Relator Failed to Sufficiently Plead its FCA Action by Relying on Big Data Alone, Resulting In Big Dismissal
In early August, the U.S. District Court for the Western District of Texas granted a hospital system’s motion to dismiss a False Claims Act case that illustrates the increasing intersections in FCA litigation between data analytics and health care providers’ efforts to increase revenue through aggressive management of coding and billing practices. United States ex rel. Integra Med Analytics, LLC v. Scott et al., No. 5:17-CV-886-DAE, 2019 U.S. Dist. LEXIS 136547 (W.D. Tex. Aug. 5, 2019).
Plaintiff Integra Med Analytics bills itself as a data analytics and litigation support firm, but it also files FCA cases as a relator. Integra alleged the defendants, including Baylor University Medical Center-Dallas and related entities, engaged in a scheme to submit fraudulent Medicare claims by systematically upcoding claims with “Complication or Comorbidity” (“CC”) or “Major Complication or Comorbidity” (“MCC”) codes, which add $1,000 to $25,000 to the value of reimbursement claims. Integra’s allegations focused on the defendants’ training programs that allegedly encouraged doctors to apply MCC and CC codes, and encouraged use of terminology in medical records that would justify application of these codes. Integra pressed for an inference of fraud based on its statistical analysis, which purportedly showed the defendants’ use of certain MCC and CC codes was above average as compared to other hospitals.
The defendants moved to dismiss, attacking the case as a classic “parasitic” FCA claim brought by a serial relator and argued the FCA’s public disclosure bar foreclosed the suit because Integra’s analytics brought no new information to the government beyond what was already inherent in the underlying CMS data. They also contended Integra’s allegations of fraud were mere conclusions and opinions, unsupported by specific factual allegations, and thus Integra had failed to state a plausible claim for relief under Rule 8(a) or plead the alleged fraud with particularly under Rule 9(b) of the Federal Rules of Civil Procedure.

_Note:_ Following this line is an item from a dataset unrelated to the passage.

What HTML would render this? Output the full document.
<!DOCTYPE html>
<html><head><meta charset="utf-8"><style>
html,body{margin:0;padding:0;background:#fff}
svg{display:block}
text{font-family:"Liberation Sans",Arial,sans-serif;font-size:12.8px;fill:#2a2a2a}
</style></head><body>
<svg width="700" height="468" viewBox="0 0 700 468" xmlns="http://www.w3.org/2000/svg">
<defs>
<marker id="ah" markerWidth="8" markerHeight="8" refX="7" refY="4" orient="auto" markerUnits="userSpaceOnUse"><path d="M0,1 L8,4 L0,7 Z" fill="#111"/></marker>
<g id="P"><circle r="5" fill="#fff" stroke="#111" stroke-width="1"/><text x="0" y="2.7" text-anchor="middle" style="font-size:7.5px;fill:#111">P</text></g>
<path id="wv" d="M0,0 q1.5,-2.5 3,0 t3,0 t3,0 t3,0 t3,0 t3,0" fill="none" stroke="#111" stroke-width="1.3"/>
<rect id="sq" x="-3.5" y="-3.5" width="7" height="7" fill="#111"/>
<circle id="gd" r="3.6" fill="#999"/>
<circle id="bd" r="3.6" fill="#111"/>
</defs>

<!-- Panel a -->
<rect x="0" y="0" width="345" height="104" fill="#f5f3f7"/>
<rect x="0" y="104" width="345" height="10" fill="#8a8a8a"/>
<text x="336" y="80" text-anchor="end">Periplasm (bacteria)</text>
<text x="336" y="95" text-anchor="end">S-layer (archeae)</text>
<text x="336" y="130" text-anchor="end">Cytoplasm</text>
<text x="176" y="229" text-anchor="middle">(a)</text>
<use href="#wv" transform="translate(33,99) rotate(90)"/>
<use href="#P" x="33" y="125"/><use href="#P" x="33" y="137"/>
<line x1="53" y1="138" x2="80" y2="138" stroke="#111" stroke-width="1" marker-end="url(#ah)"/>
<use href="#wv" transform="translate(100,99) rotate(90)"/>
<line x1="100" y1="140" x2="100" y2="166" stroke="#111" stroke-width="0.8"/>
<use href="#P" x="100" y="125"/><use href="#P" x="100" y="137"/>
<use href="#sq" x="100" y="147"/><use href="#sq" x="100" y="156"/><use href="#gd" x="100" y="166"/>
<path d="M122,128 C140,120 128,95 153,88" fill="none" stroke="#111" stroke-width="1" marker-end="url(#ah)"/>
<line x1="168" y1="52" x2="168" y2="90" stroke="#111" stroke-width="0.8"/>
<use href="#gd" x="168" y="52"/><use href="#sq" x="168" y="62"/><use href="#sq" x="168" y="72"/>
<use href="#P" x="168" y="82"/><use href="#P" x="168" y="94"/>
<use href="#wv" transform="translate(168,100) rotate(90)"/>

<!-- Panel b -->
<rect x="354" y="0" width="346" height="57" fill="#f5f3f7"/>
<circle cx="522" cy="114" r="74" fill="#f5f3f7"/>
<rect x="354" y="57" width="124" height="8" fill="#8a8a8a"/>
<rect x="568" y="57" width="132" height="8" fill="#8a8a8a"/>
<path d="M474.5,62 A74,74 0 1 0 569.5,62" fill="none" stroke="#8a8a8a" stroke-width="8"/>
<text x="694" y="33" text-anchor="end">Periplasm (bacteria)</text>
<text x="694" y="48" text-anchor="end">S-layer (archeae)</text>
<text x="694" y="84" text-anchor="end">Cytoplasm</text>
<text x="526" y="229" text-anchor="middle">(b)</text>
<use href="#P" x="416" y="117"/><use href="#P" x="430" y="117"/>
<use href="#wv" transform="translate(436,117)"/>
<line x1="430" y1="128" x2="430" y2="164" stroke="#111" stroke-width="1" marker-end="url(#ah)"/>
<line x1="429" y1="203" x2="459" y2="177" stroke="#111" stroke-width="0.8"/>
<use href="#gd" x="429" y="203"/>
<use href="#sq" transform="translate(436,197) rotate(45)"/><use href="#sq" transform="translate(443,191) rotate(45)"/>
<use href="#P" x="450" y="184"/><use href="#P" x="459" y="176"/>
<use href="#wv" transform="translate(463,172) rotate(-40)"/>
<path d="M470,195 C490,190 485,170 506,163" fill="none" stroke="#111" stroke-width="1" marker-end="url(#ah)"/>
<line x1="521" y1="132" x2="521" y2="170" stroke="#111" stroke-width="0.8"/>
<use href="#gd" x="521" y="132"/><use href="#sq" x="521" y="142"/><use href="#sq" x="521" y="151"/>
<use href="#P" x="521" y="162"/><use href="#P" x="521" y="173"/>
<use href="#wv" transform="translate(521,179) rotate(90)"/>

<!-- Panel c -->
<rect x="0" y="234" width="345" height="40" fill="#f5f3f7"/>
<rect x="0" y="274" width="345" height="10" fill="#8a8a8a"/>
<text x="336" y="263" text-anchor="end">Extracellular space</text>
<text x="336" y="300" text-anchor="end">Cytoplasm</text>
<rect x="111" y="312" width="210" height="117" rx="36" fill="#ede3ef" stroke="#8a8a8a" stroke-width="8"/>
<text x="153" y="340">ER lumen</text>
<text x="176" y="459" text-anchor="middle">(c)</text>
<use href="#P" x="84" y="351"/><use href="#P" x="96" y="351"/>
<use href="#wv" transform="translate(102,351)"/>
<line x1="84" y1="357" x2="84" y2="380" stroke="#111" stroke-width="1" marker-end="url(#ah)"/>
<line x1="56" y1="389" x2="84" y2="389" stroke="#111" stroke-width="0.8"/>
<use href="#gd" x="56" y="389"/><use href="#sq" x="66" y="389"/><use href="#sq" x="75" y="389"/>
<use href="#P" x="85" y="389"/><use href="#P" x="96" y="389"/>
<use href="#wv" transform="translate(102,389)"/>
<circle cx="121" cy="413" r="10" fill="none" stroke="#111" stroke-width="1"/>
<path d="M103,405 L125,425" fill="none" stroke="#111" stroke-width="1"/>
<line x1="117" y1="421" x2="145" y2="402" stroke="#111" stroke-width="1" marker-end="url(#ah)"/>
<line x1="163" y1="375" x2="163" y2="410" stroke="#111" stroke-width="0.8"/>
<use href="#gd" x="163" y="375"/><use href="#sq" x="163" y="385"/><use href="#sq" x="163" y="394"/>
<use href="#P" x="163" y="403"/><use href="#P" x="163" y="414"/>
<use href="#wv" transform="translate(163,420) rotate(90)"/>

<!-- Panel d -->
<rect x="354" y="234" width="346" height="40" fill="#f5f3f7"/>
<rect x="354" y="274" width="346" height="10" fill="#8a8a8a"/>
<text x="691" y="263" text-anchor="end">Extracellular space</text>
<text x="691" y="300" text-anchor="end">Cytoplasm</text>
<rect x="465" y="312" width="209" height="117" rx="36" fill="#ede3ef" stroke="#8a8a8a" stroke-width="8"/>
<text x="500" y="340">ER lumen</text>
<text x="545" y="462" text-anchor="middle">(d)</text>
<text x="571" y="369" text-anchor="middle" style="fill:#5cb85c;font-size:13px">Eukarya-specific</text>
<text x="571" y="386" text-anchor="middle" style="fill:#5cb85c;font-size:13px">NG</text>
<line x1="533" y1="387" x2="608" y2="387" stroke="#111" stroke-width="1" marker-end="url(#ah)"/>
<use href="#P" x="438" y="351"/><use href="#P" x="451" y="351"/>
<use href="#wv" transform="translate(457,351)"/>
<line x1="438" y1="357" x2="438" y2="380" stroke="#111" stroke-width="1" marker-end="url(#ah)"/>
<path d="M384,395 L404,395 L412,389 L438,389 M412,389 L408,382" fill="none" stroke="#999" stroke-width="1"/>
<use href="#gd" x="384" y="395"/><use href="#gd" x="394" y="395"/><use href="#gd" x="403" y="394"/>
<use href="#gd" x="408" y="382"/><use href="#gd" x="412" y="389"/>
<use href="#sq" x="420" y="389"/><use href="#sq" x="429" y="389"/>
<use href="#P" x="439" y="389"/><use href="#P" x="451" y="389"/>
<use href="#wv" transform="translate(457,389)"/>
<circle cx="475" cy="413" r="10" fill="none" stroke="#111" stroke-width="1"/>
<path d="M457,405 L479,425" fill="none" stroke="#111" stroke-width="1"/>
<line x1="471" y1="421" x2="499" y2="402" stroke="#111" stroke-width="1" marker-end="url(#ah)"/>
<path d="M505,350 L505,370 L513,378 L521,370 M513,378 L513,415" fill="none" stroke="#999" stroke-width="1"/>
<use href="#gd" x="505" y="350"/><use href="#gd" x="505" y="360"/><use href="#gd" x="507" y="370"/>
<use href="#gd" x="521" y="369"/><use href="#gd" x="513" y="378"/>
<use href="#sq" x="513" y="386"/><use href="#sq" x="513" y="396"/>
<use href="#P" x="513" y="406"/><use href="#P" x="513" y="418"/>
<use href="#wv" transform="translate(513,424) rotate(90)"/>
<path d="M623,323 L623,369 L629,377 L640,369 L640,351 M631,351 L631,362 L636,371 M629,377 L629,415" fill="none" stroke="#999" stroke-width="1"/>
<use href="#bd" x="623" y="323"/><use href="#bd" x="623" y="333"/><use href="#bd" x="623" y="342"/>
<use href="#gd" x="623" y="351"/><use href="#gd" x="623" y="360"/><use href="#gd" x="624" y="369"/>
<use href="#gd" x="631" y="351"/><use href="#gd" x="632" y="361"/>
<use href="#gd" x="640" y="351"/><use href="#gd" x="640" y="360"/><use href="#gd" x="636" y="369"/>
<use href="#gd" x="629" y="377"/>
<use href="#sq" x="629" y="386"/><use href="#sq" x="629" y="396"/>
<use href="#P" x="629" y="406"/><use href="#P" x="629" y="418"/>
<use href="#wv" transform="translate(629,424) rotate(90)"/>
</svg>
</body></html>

The Court agreed that Integra failed to plead sufficient facts to make out a plausible claim for relief. Citing CMS guidance “encourag[ing] hospitals to engage in complete and accurate coding,” and to “focus their documentation and coding efforts to maximize reimbursement,” the Court concluded that the “mere fact that Defendants took targeted steps to increase their coding of CCs and MCCs to increase hospital revenues is neither fraudulent, nor improper per se.” Ultimately, the Court found Integra’s allegations were “‘not only compatible with’ but arguably ‘more likely explained by’ lawful conduct.” That is, at least as plausible as an inference of fraud was the inference that the defendants’ targeted coding programs and above-average utilization of certain codes were explained by their simply being “better than their peers in their efforts to ensure their medical documentation and coding maximized the opportunities for legitimate reimbursement from CMS.” Integra failed to plead any specific facts suggesting the defendants applied any of the codes with fraudulent intent, and in the absence of such facts, the mere fact that the defendants’ training and coding practices were effective in increasing revenue did not mean they were fraudulent.
The case stands as a reminder to healthcare providers that programs designed to maximize reimbursement opportunities can give rise to litigation exposure, particularly in the era of big data. Of course, such programs can be entirely legitimate and legal—as the Court emphasized in this case—but providers would be wise to ensure that any program focused on driving revenue through coding practices places equal emphasis on compliance, integrity, and honesty.